Até então, Opinião, como a maioria dos semanários, saía às segundas-feiras. Mas, quando a censura passou a ser feita em Brasília, nos primeiros meses de 1973, ficou decidido que só poderiam examinar o jornal na terça-feira. A edição teria, então, que ficar pronta na segunda-feira à noite, quando as matérias eram enviadas a Brasília e entregues à Polícia Federal na terça pela manhã. Já censuradas, eram devolvidas no dia seguinte e só então enviadas para o Rio, onde a edição teria de ser remanejada por causa dos cortes. Esse processo atrasou a circulação do jornal em uma semana. Para contornar a situação, Opinião passou a sair às sextas-feiras.
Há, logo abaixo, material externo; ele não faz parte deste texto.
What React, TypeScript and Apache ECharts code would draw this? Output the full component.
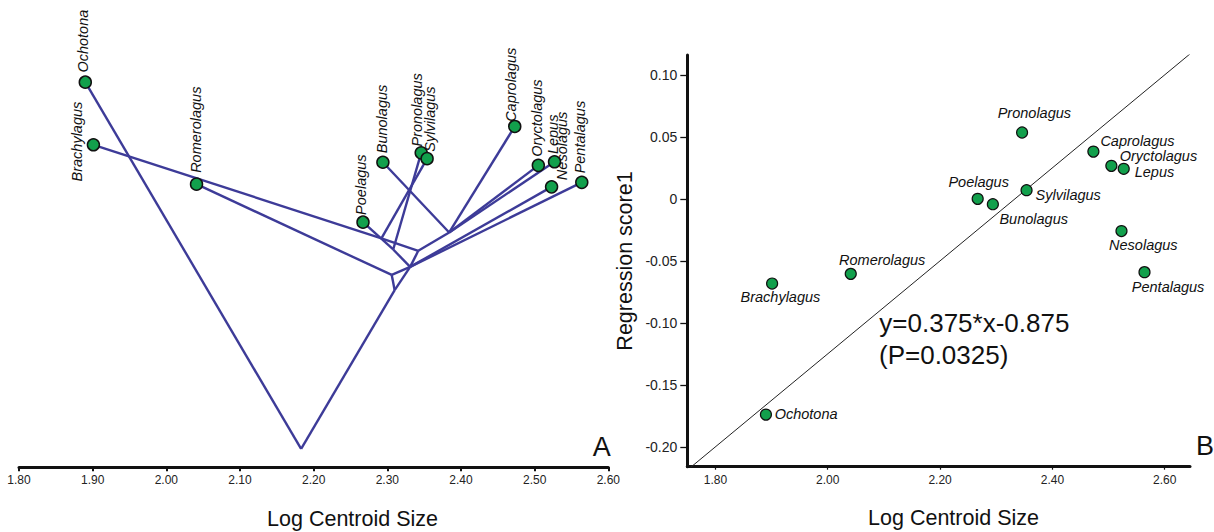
import React, { useEffect, useRef } from "react";
import * as echarts from "echarts";

// ---------- data ----------
const taxa = [
  "Ochotona", "Brachylagus", "Romerolagus", "Poelagus", "Bunolagus", "Pronolagus",
  "Sylvilagus", "Caprolagus", "Oryctolagus", "Lepus", "Nesolagus", "Pentalagus",
];
const logCentroidSize = [1.890, 1.901, 2.041, 2.267, 2.294, 2.346, 2.354, 2.473, 2.505, 2.527, 2.523, 2.564];
const regressionScore1 = [-0.174, -0.0683, -0.0605, 0.0, -0.0043, 0.0535, 0.007, 0.0381, 0.0266, 0.0242, -0.026, -0.0591];
// vertical position of tips in the phylomorphospace (panel A, arbitrary units)
const treeTipHeight = [0.861, 0.721, 0.633, 0.548, 0.682, 0.703, 0.690, 0.762, 0.675, 0.683, 0.627, 0.637];
// reconstructed ancestral nodes (panel A)
const nodeNames = ["root", "n1", "n2", "n3", "n4", "n5", "n6", "n7"];
const nodeSize = [2.183, 2.310, 2.306, 2.331, 2.308, 2.342, 2.292, 2.384];
const nodeHeight = [0.041, 0.396, 0.430, 0.448, 0.487, 0.484, 0.512, 0.525];
const treeEdges: [string, string][] = [
  ["root", "Ochotona"], ["root", "n1"], ["n1", "n3"], ["n1", "n2"], ["n2", "Romerolagus"],
  ["n2", "n3"], ["n3", "n4"], ["n4", "Poelagus"], ["n4", "Pronolagus"], ["n3", "n5"],
  ["n5", "n6"], ["n6", "Brachylagus"], ["n6", "Sylvilagus"], ["n5", "n7"], ["n7", "Bunolagus"],
  ["n7", "Caprolagus"], ["n7", "Oryctolagus"], ["n7", "Lepus"], ["n3", "Nesolagus"], ["n3", "Pentalagus"],
];
const xTicksA = [1.8, 1.9, 2.0, 2.1, 2.2, 2.3, 2.4, 2.5, 2.6];
const xTicksB = [1.8, 2.0, 2.2, 2.4, 2.6];
const yTicksB = [-0.2, -0.15, -0.1, -0.05, 0, 0.05, 0.1];
const slope = 0.375;
const intercept = -0.875;
const pValue = 0.0325;

// ---------- label placement (styling) ----------
const labelA: Record<string, [number, number]> = {
  Ochotona: [-2.7, -9.6], Brachylagus: [-16.3, 36.7], Romerolagus: [-1, -11.3], Poelagus: [-1.7, -7.3],
  Bunolagus: [-1, -9], Pronolagus: [-4.3, -6.3], Sylvilagus: [3.4, -7], Caprolagus: [-3.3, -4.6],
  Oryctolagus: [-1, -8.6], Lepus: [-1.7, -7.7], Nesolagus: [10.6, -6.7], Pentalagus: [-1.7, -9],
};
const labelB: Record<string, [number, number, string]> = {
  Ochotona: [8.7, -0.7, "left"], Brachylagus: [8.3, 13.6, "center"], Romerolagus: [-11.7, -14, "left"],
  Poelagus: [1, -17, "center"], Bunolagus: [6.6, 15, "left"], Pronolagus: [12.3, -20, "center"],
  Sylvilagus: [9, 4.7, "left"], Caprolagus: [7, -10.8, "left"], Oryctolagus: [8.4, -9.4, "left"],
  Lepus: [11, 3.2, "left"], Nesolagus: [-12.4, 14.4, "left"], Pentalagus: [-12.7, 15, "left"],
};

const FONT = "'Liberation Sans', Arial, sans-serif";
const GREEN = "#12a04c";
const TREE = "#3d3b98";

export default function App() {
  const ref = useRef<HTMLDivElement>(null);
  useEffect(() => {
    if (!ref.current) return;
    const chart = echarts.init(ref.current, undefined, { renderer: "svg" });

    const pos: Record<string, [number, number]> = {};
    taxa.forEach((t, i) => (pos[t] = [logCentroidSize[i], treeTipHeight[i]]));
    nodeNames.forEach((n, i) => (pos[n] = [nodeSize[i], nodeHeight[i]]));

    const symA = 12, bwA = 1.5;
    const halfA = (symA + bwA) / 2;
    const symB = 11, bwB = 1.2;
    const halfB = (symB + bwB) / 2;

    const tipsA = taxa.map((t, i) => ({
      value: [logCentroidSize[i], treeTipHeight[i]],
      name: t,
      label: {
        position: [halfA + labelA[t][0], halfA + labelA[t][1]],
      },
    }));
    const tipsB = taxa.map((t, i) => ({
      value: [logCentroidSize[i], regressionScore1[i]],
      name: t,
      label: {
        position: [halfB + labelB[t][0], halfB + labelB[t][1]],
        align: labelB[t][2],
      },
    }));

    const xMinB = 1.75, xMaxB = 2.645;
    const axisCol = "#111";
    const fmt2 = (v: number) => v.toFixed(2);

    chart.setOption({
      animation: false,
      textStyle: { fontFamily: FONT },
      grid: [
        { left: 19, right: 1214 - 608.3, top: 20, bottom: 532 - 467.3 },
        { left: 687.3, right: 1214 - 1190, top: 55, bottom: 532 - 466.7 },
      ],
      xAxis: [
        {
          gridIndex: 0, type: "value", min: 1.8, max: 2.6,
          splitLine: { show: false },
          axisLine: { onZero: false, lineStyle: { color: axisCol, width: 3 } },
          axisTick: { length: 4, lineStyle: { color: axisCol, width: 2 }, customValues: xTicksA },
          axisLabel: { customValues: xTicksA, formatter: fmt2, fontSize: 12, color: "#222", margin: 7, fontFamily: FONT },
        },
        {
          gridIndex: 1, type: "value", min: xMinB, max: xMaxB,
          splitLine: { show: false },
          axisLine: { onZero: false, lineStyle: { color: axisCol, width: 3 } },
          axisTick: { length: 3, lineStyle: { color: axisCol, width: 1.2 }, customValues: xTicksB },
          axisLabel: { customValues: xTicksB, formatter: fmt2, fontSize: 12, color: "#222", margin: 7, fontFamily: FONT },
        },
      ],
      yAxis: [
        { gridIndex: 0, type: "value", min: 0, max: 1, show: false },
        {
          gridIndex: 1, type: "value", min: -0.216, max: 0.116,
          splitLine: { show: false },
          axisLine: { onZero: false, lineStyle: { color: axisCol, width: 3 } },
          axisTick: { length: 7, lineStyle: { color: axisCol, width: 1.3 }, customValues: yTicksB },
          axisLabel: {
            customValues: yTicksB,
            formatter: (v: number) => (Math.abs(v) < 1e-9 ? "0" : v.toFixed(2)),
            fontSize: 14, color: "#222", margin: 10, fontFamily: FONT,
          },
        },
      ],
      series: [
        {
          type: "lines",
          coordinateSystem: "cartesian2d",
          xAxisIndex: 0, yAxisIndex: 0,
          lineStyle: { color: TREE, width: 2.4, opacity: 1 },
          data: treeEdges.map(([a, b]) => ({ coords: [pos[a], pos[b]] })),
          z: 2,
        },
        {
          type: "scatter",
          xAxisIndex: 0, yAxisIndex: 0,
          symbolSize: symA,
          itemStyle: { color: GREEN, borderColor: "#111", borderWidth: bwA, opacity: 1 },
          label: {
            show: true, formatter: "{b}", rotate: 90, align: "left", verticalAlign: "middle",
            fontStyle: "italic", fontSize: 14.5, color: "#111", fontFamily: FONT,
          },
          data: tipsA,
          z: 3,
        },
        {
          type: "line",
          xAxisIndex: 1, yAxisIndex: 1,
          showSymbol: false,
          clip: true,
          lineStyle: { color: "#222", width: 1 },
          data: [
            [xMinB, slope * xMinB + intercept],
            [xMaxB, slope * xMaxB + intercept],
          ],
          z: 2,
        },
        {
          type: "scatter",
          xAxisIndex: 1, yAxisIndex: 1,
          symbolSize: symB,
          itemStyle: { color: GREEN, borderColor: "#111", borderWidth: bwB, opacity: 1 },
          label: {
            show: true, formatter: "{b}", verticalAlign: "middle",
            fontStyle: "italic", fontSize: 14.5, color: "#111", fontFamily: FONT,
          },
          data: tipsB,
          z: 3,
        },
      ],
      graphic: [
        { type: "text", x: 352.5, y: 519, style: { text: "Log Centroid Size", fontSize: 21.5, fontFamily: FONT, fill: "#111", align: "center", verticalAlign: "middle" } },
        { type: "text", x: 953.5, y: 518, style: { text: "Log Centroid Size", fontSize: 21.5, fontFamily: FONT, fill: "#111", align: "center", verticalAlign: "middle" } },
        { type: "text", x: 625, y: 261, rotation: Math.PI / 2, style: { text: "Regression score1", fontSize: 21.5, fontFamily: FONT, fill: "#111", align: "center", verticalAlign: "middle" } },
        { type: "text", x: 601.7, y: 447, style: { text: "A", fontSize: 27, fontFamily: FONT, fill: "#111", align: "center", verticalAlign: "middle" } },
        { type: "text", x: 1205, y: 446, style: { text: "B", fontSize: 27, fontFamily: FONT, fill: "#111", align: "center", verticalAlign: "middle" } },
        { type: "text", x: 879.3, y: 322.5, style: { text: `y=${slope}*x${intercept}`, fontSize: 26, fontFamily: FONT, fill: "#111", align: "left", verticalAlign: "middle" } },
        { type: "text", x: 879, y: 355, style: { text: `(P=${pValue})`, fontSize: 26, fontFamily: FONT, fill: "#111", align: "left", verticalAlign: "middle" } },
      ],
    });
    return () => chart.dispose();
  }, []);
  return (
    <div
      ref={ref}
      style={{ position: "absolute", left: 0, top: 0, width: 1214, height: 532, background: "#fff" }}
    />
  );
}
O jornal teve várias edições apreendidas e chegou a sofrer atentados terroristas. A tiragem, que havia chegado a 40 mil exemplares, despencou rapidamente para 10 mil. Nos primeiros meses do Governo Geisel ocorreram alguns sinais de abertura política, com a censura prévia sendo retirada de algumas publicações como O Estado de S. Paulo, Veja e O Pasquim. Mas permaneceu em outras, como na Tribuna da Imprensa e no Opinião. Entretanto, passou a haver mais liberdade para tratar de certos assuntos e a vendagem subiu.

Esse período durou pouco e a censura tornou a endurecer, a venda caiu novamente e a equipe do Opinião começou a questionar a razão de ser do jornal. Duas edições – as de números 195 e 205 – foram apreendidas. A última porque o pequeno trecho transcrito de uma matéria publicada na Folha de S. Paulo havia sido vetado e saiu por engano.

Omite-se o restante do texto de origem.